What is a special dividend?

By PriyaSahu

A special dividend is a one-time payment made by a company to its shareholders. Unlike regular dividends, which are typically paid quarterly or annually, special dividends are non-recurring and are often paid when the company has excess cash or has achieved extraordinary profits. Understanding what special dividends are and how they work can help you make informed investment decisions, especially if you are looking for a source of additional income.



1. What is a Special Dividend?

A special dividend is a one-time payment that a company makes to its shareholders, in addition to any regular dividends. Special dividends are typically paid when the company has excess cash, or after a major event like the sale of assets, a windfall profit, or a significant one-time business success. These dividends are usually larger than regular dividends and can be seen as a way for the company to share its unexpected profits or surplus funds with its shareholders.



2. Why Do Companies Pay Special Dividends?

There are several reasons why a company may choose to pay a special dividend:

  • Excess Cash: If a company has more cash than it needs to run its business, it may decide to pay out some of this excess cash to shareholders in the form of a special dividend.
  • One-Time Profits: Companies that experience an unexpected gain, such as the sale of a subsidiary or an asset, may pay out a portion of those profits to shareholders.
  • Tax Considerations: In some cases, paying a special dividend may be a way for a company to reduce its taxable income, especially if tax rates are expected to increase in the future.
  • Rewarding Shareholders: Companies may pay special dividends as a way to reward loyal shareholders or to enhance shareholder value in times of good financial performance.

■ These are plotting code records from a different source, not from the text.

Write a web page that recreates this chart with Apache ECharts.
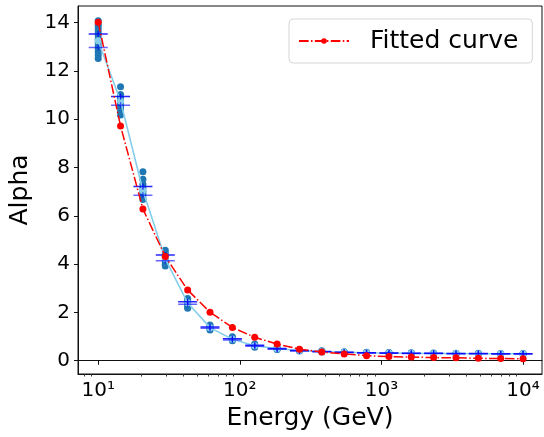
<!DOCTYPE html>
<html><head><meta charset="utf-8">
<script src="https://cdn.jsdelivr.net/npm/echarts@6/dist/echarts.min.js"></script>
<style>html,body{margin:0;padding:0;background:#fff}#c{width:544px;height:437px}</style>
</head><body><div id="c"></div>
<script>
const energies = [10, 14.38, 20.69, 29.76, 42.81, 61.58, 88.59, 127.43, 183.30, 263.67, 379.27, 545.56, 784.76, 1128.8, 1623.8, 2335.7, 3359.8, 4832.9, 6951.9, 10000];
const fitted = [14.02, 9.72, 6.28, 4.32, 2.93, 2.01, 1.38, 0.97, 0.69, 0.48, 0.36, 0.28, 0.21, 0.17, 0.15, 0.13, 0.12, 0.10, 0.09, 0.08];
const meanAlpha = [13.25, 10.75, 7.05, 4.22, 2.40, 1.37, 0.89, 0.62, 0.50, 0.42, 0.38, 0.35, 0.33, 0.32, 0.31, 0.30, 0.30, 0.29, 0.29, 0.29];
const barUpper = [13.53, 10.94, 7.21, 4.38, 2.44, 1.40, 0.91, 0.64, 0.51, 0.42, 0.38, 0.35, 0.33, 0.32, 0.31, 0.31, 0.30, 0.30, 0.29, 0.29];
const barLower = [12.97, 10.58, 6.85, 4.14, 2.34, 1.34, 0.86, 0.60, 0.48, 0.40, 0.37, 0.34, 0.32, 0.31, 0.30, 0.30, 0.29, 0.29, 0.28, 0.28];
const samples = [
  [14.08, 13.92, 13.83, 13.71, 13.58, 13.46, 13.31, 13.19, 13.04, 12.91, 12.79, 12.66, 12.52],
  [11.35, 11.03, 10.9, 10.79, 10.66, 10.54, 10.43, 10.31, 10.18],
  [7.83, 7.52, 7.31, 7.15, 7.01, 6.9, 6.79, 6.68],
  [4.58, 4.45, 4.33, 4.21, 4.1, 4.0, 3.92],
  [2.58, 2.49, 2.41, 2.33, 2.24, 2.17],
  [1.48, 1.42, 1.37, 1.31, 1.27],
  [0.99, 0.93, 0.88, 0.83],
  [0.69, 0.64, 0.6, 0.56],
  [0.55, 0.51, 0.48, 0.46],
  [0.45, 0.42, 0.4],
  [0.41, 0.38, 0.36],
  [0.37, 0.35, 0.33],
  [0.35, 0.33, 0.32],
  [0.34, 0.32, 0.31],
  [0.33, 0.31, 0.3],
  [0.32, 0.3, 0.29],
  [0.31, 0.3, 0.29],
  [0.31, 0.29, 0.28],
  [0.3, 0.29, 0.28],
  [0.3, 0.29, 0.28]
];
const xMajorTicks = [10, 100, 1000, 10000];
const xTickLabels = ['10¹', '10²', '10³', '10⁴'];
const xMinorTicks = [8, 9, 20, 30, 40, 50, 60, 70, 80, 90, 200, 300, 400, 500, 600, 700, 800, 900, 2000, 3000, 4000, 5000, 6000, 7000, 8000, 9000];
const yTicks = [0, 2, 4, 6, 8, 10, 12, 14];
const yTickLabels = ['0', '2', '4', '6', '8', '10', '12', '14'];

const FONT = 'DejaVu Sans';
const scatterData = [];
samples.forEach((vals, i) => vals.forEach(v => scatterData.push([energies[i], v])));
const pair = arr => arr.map((v, i) => [energies[i], v]);
const plusPath = 'path://M0,2.25 L20,2.25 L20,3.75 L0,3.75 Z M9.3,0 L10.7,0 L10.7,6 L9.3,6 Z';

const chart = echarts.init(document.getElementById('c'), null, {renderer: 'canvas'});
chart.setOption({
  animation: false,
  backgroundColor: '#fff',
  grid: {left: 72, top: 6, width: 470, height: 368, show: true, borderColor: '#111', borderWidth: 1, containLabel: false},
  legend: {
    data: ['Fitted curve'],
    left: 289, top: 19,
    padding: [7, 14, 7, 9],
    itemWidth: 50, itemHeight: 7, itemGap: 0,
    borderColor: '#d6d6d6', borderWidth: 1, borderRadius: 4,
    backgroundColor: 'rgba(255,255,255,0.85)',
    textStyle: {fontFamily: FONT, fontSize: 25, color: '#000', padding: [0, 0, 0, 16], lineHeight: 30}
  },
  xAxis: [{
    type: 'log', logBase: 10, min: 7.2, max: 13600,
    name: 'Energy (GeV)', nameLocation: 'middle', nameGap: 32,
    nameTextStyle: {fontFamily: FONT, fontSize: 25, color: '#000'},
    axisLine: {show: true, lineStyle: {color: '#111', width: 1}},
    axisTick: {show: true, inside: false, length: 4, customValues: xMajorTicks, lineStyle: {color: '#111', width: 1}},
    axisLabel: {show: true, margin: 7, customValues: xMajorTicks, fontFamily: FONT, fontSize: 20, color: '#000',
      formatter: v => xTickLabels[xMajorTicks.indexOf(Math.round(v))] || ''},
    splitLine: {show: false}, minorTick: {show: false}
  }, {
    type: 'log', logBase: 10, min: 7.2, max: 13600, position: 'bottom', gridIndex: 0,
    axisLine: {show: true, lineStyle: {color: '#111', width: 1}},
    axisTick: {show: true, inside: false, length: 2.5, customValues: xMinorTicks, lineStyle: {color: '#333', width: 1}},
    axisLabel: {show: false},
    splitLine: {show: false}
  }],
  yAxis: {
    type: 'value', min: -0.55, max: 14.69,
    name: 'Alpha', nameLocation: 'middle', nameGap: 45,
    nameTextStyle: {fontFamily: FONT, fontSize: 25, color: '#000'},
    axisLine: {show: true, lineStyle: {color: '#111', width: 1}},
    axisTick: {show: true, inside: false, length: 4, customValues: yTicks, lineStyle: {color: '#111', width: 1}},
    axisLabel: {show: true, margin: 8, customValues: yTicks, fontFamily: FONT, fontSize: 20, color: '#000',
      formatter: v => yTickLabels[yTicks.indexOf(Math.round(v))] || ''},
    splitLine: {show: false}
  },
  series: [
    {name: 'samples', type: 'scatter', xAxisIndex: 0, data: scatterData, symbol: 'circle', symbolSize: 7,
      itemStyle: {color: '#1f77b4', opacity: 1}, z: 2, silent: true},
    {name: 'mean', type: 'line', xAxisIndex: 0, data: pair(meanAlpha), symbol: 'circle', symbolSize: 7, showSymbol: true,
      lineStyle: {color: '#87ceeb', width: 1.6}, itemStyle: {color: '#87ceeb'}, z: 3, silent: true},
    {name: 'upper', type: 'scatter', xAxisIndex: 0, data: pair(barUpper), symbol: plusPath, symbolSize: [19, 6],
      itemStyle: {color: '#0000ff', opacity: 0.85}, z: 4, silent: true},
    {name: 'lower', type: 'scatter', xAxisIndex: 0, data: pair(barLower), symbol: plusPath, symbolSize: [19, 6],
      itemStyle: {color: '#0000ff', opacity: 0.6}, z: 4, silent: true},
    {name: 'Fitted curve', type: 'line', xAxisIndex: 0, data: pair(fitted), symbol: 'circle', symbolSize: 7, showSymbol: true,
      lineStyle: {color: '#ff0000', width: 1.5, type: [9.6, 2.4, 1.5, 2.4]}, itemStyle: {color: '#ff0000'}, z: 5, silent: true}
  ]
});
</script></body></html>
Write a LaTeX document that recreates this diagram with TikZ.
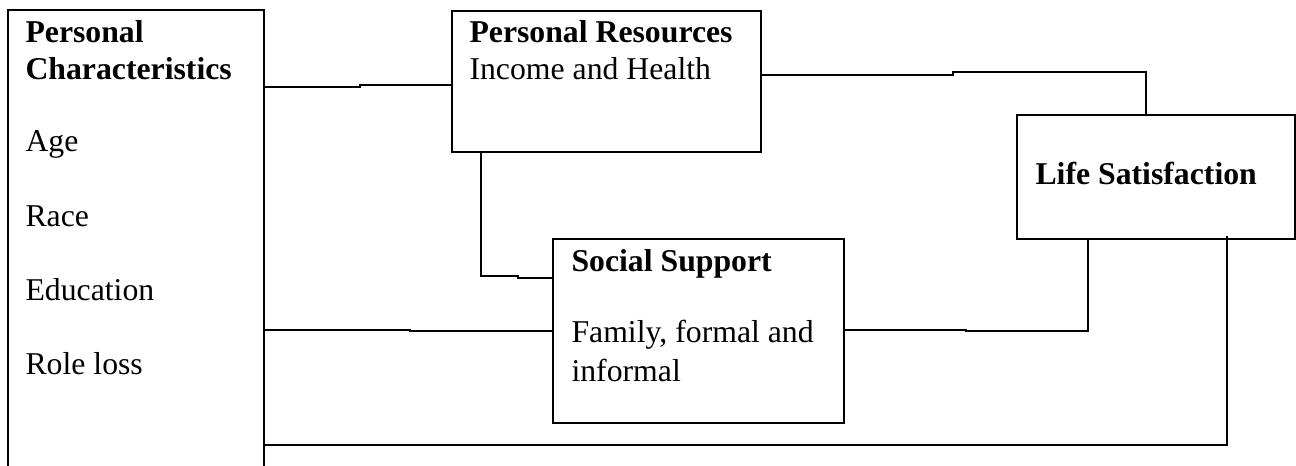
\documentclass[tikz,border=0pt]{standalone}
\usepackage{fontspec}
\setmainfont{Liberation Serif}
\usetikzlibrary{fit}

\tikzset{
  box/.style={draw, line width=.5pt, inner sep=0pt},
  link/.style={line width=.8pt},
  lbl/.style={anchor=base west, inner sep=0pt, font=\fontsize{12}{14}\selectfont},
  head/.style={lbl, font=\fontsize{12}{14}\selectfont\bfseries},
}

\begin{document}
\begin{tikzpicture}[x=.378pt, y=-.378pt]
	
	\clip (0,0) rectangle (1296,466);
	
	% the four boxes
	\node [box, fit={(8,10) (264,480)}] (pchar) {};
	\node [box, fit={(452,11) (761,152)}] (pres) {};
	\node [box, fit={(553,239) (844,423)}] (ssup) {};
	\node [box, fit={(1017,115) (1295,239)}] (lsat) {};
	
	% texts
	\node [head] (pchar-t1) at (25,43) {Personal};
	\node [head] (pchar-t2) at (25,80) {Characteristics};
	\foreach \txt/\yy [count=\i] in {Age/152, Race/227, Education/301, Role loss/375}
		\node [lbl] (pchar-i\i) at (25,\yy) {\txt};
	
	\node [head] (pres-t) at (469,43) {Personal Resources};
	\node [lbl] (pres-s) at (469,80) {Income and Health};
	
	\node [head] (ssup-t) at (571,272) {Social Support};
	\node [lbl] (ssup-s1) at (571,343) {Family, formal and};
	\node [lbl] (ssup-s2) at (571,382) {informal};
	
	\node [head] (lsat-t) at (1035,185) {Life Satisfaction};
	
	% connectors
	\draw [link] (pchar.east |- 0,87) -- (360,87) |- (pres.west |- 0,85);
	
	\draw [link] (pres.east |- 0,75) -- (953,75) |- (1146,72) -- (lsat.north -| 1146,0);
	
	\draw [link] (pres.south -| 481,0) |- (518,276) |- (ssup.west |- 0,278);
	
	\draw [link] (pchar.east |- 0,330) -- (410,330) |- (ssup.west |- 0,331);
	
	\draw [link] (ssup.east |- 0,330) -- (966,330) |- (1088,331) -- (lsat.south -| 1088,0);
	
	\draw [link] (pchar.east |- 0,445) -| (lsat.south -| 1227,0) -- ++(0,-4);
	
\end{tikzpicture}
\end{document}
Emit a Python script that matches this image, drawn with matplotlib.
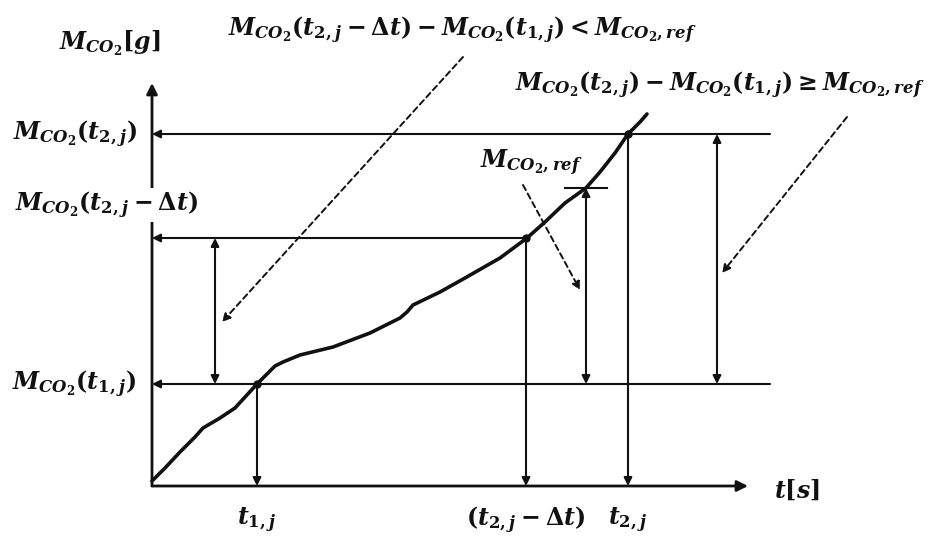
import matplotlib
matplotlib.use("Agg")
import matplotlib.pyplot as plt

# 数学字体：粗斜体衬线
plt.rcParams['mathtext.fontset'] = 'custom'
plt.rcParams['mathtext.it'] = 'DejaVu Serif:bold:italic'
plt.rcParams['mathtext.rm'] = 'DejaVu Serif:bold'
plt.rcParams['mathtext.bf'] = 'DejaVu Serif:bold'

# 关键时刻和质量水平（示意图单位）
t_1j = 105
t_2j_dt = 374
t_2j = 476
M_1j = 102
M_2j_dt = 248
M_ref = 298
M_2j = 352

# 累计 CO2 质量曲线
t_curve = [0, 13, 28, 43, 51, 68, 83, 105, 116, 123, 131, 148, 181, 218,
           248, 255, 261, 288, 313, 348, 375, 393, 413, 434, 448, 463, 476, 488, 495]
m_curve = [5, 18, 34, 49, 58, 68, 78, 102, 113, 120, 124, 131, 139, 153,
           168, 174, 181, 194, 208, 228, 248, 264, 283, 298, 314, 333, 352, 364, 372]

t_axis_end = 596
m_axis_end = 403

color = '#111111'

fig = plt.figure(figsize=(9.3, 5.37), dpi=100)
ax = fig.add_axes([0, 0, 1, 1])
ax.set_xlim(-152, 778)
ax.set_ylim(-51, 486)
ax.axis('off')


def arrow(x0, y0, x1, y1, style='-|>', lw=1.5, ls='-', ms=12):
    ax.annotate('', xy=(x1, y1), xytext=(x0, y0),
                arrowprops=dict(arrowstyle=style, color=color, lw=lw, ls=ls,
                                mutation_scale=ms, shrinkA=0, shrinkB=0))


# 坐标轴
arrow(0, 0, t_axis_end, 0, lw=2, ms=16)
arrow(0, 0, 0, m_axis_end, lw=2, ms=16)

# 水平参考线（箭头指向纵轴）
arrow(618, M_2j, 0, M_2j)
arrow(t_2j_dt, M_2j_dt, 0, M_2j_dt)
arrow(618, M_1j, 0, M_1j)

# 竖直投影线（箭头指向横轴）
arrow(t_1j, M_1j, t_1j, 0)
arrow(t_2j_dt, M_2j_dt, t_2j_dt, 0)
arrow(t_2j, M_2j, t_2j, 0)

# 双向差值箭头
arrow(63, M_1j, 63, M_2j_dt, style='<|-|>')
arrow(434, M_1j, 434, M_ref, style='<|-|>')
arrow(565, M_1j, 565, M_2j, style='<|-|>')
ax.plot([413, 455], [M_ref, M_ref], color=color, lw=1.5)

# 曲线和交点
ax.plot(t_curve, m_curve, color=color, lw=2.6, solid_capstyle='round')
ax.plot([t_1j, t_2j_dt, t_2j], [M_1j, M_2j_dt, M_2j], 'o', color=color, ms=5)

# 虚线指示
arrow(311, 429, 70, 164, ls=(0, (3, 2)), lw=1.4)
arrow(371, 301, 428, 196, ls=(0, (3, 2)), lw=1.4)
arrow(695, 369, 570, 213, ls=(0, (3, 2)), lw=1.4)

fs = 17
kw = dict(fontsize=fs, color=color)
ax.text(-42, 443, r'$M_{CO_2}[g]$', ha='center', va='center', **kw)
ax.text(-77, M_2j, r'$M_{CO_2}(t_{2,j})$', ha='center', va='center', **kw)
ax.text(-46, 281, r'$M_{CO_2}(t_{2,j}-\Delta t)$', ha='center', va='center',
        bbox=dict(fc='white', ec='none', pad=1), **kw)
ax.text(-78, M_1j, r'$M_{CO_2}(t_{1,j})$', ha='center', va='center', **kw)
ax.text(t_1j, -34, r'$t_{1,j}$', ha='center', va='center', **kw)
ax.text(t_2j_dt, -34, r'$(t_{2,j}-\Delta t)$', ha='center', va='center', **kw)
ax.text(t_2j, -34, r'$t_{2,j}$', ha='center', va='center', **kw)
ax.text(645, -4, r'$t[s]$', ha='center', va='center', **kw)
ax.text(310, 456, r'$M_{CO_2}(t_{2,j}-\Delta t)-M_{CO_2}(t_{1,j})<M_{CO_2,ref}$',
        ha='center', va='center', **kw)
ax.text(568, 401, r'$M_{CO_2}(t_{2,j})-M_{CO_2}(t_{1,j})\geq M_{CO_2,ref}$',
        ha='center', va='center', **kw)
ax.text(379, 323, r'$M_{CO_2,ref}$', ha='center', va='center', **kw)

fig.savefig('out.png', dpi=100, facecolor='white')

3. How Are Special Dividends Different From Regular Dividends?

While both regular and special dividends involve payments to shareholders, there are key differences between the two:

  • Frequency: Regular dividends are paid at fixed intervals (quarterly, semi-annually, or annually) and are expected to continue as long as the company remains profitable. Special dividends, on the other hand, are paid infrequently and are usually one-time payments.
  • Size: Special dividends are often much larger than regular dividends. Companies may pay a special dividend to distribute a substantial amount of cash, typically in response to a windfall or surplus funds.
  • Predictability: Regular dividends are predictable and are often based on the company's ongoing profits. Special dividends are unpredictable and depend on extraordinary financial events.
  • Tax Treatment: Both regular and special dividends are taxed, but special dividends may have different tax implications depending on the size of the payout and the jurisdiction in which the company operates.


4. How to Invest in Companies That Pay Special Dividends?

Investing in companies that pay special dividends can be an attractive option for investors seeking a boost to their income. Here's how to find them:

  • Look for Companies with High Cash Reserves: Companies that have a large amount of cash on hand and little debt are more likely to pay special dividends. Check their financial statements to assess their cash flow.
  • Monitor Company Announcements: Companies typically announce special dividends along with their quarterly earnings reports or through press releases. Stay updated with these announcements to spot potential special dividend opportunities.
  • Consider Industry Trends: Some industries, such as utilities and energy, are more prone to paying special dividends due to their cyclical nature and significant profits during certain times.
  • Dividend-Focused ETFs: Some exchange-traded funds (ETFs) specialize in dividend-paying stocks and may include companies that pay special dividends as part of their portfolio. These funds can help you gain exposure to multiple dividend payers at once.

5. Tax Implications of Special Dividends

Special dividends are subject to taxation just like regular dividends. The tax rate may depend on factors such as the country in which the company is based and the investor's tax status. In some cases, special dividends may be taxed at a higher rate, especially if they are considered a capital gain. Be sure to consult with a tax professional to understand how special dividends will affect your tax liabilities.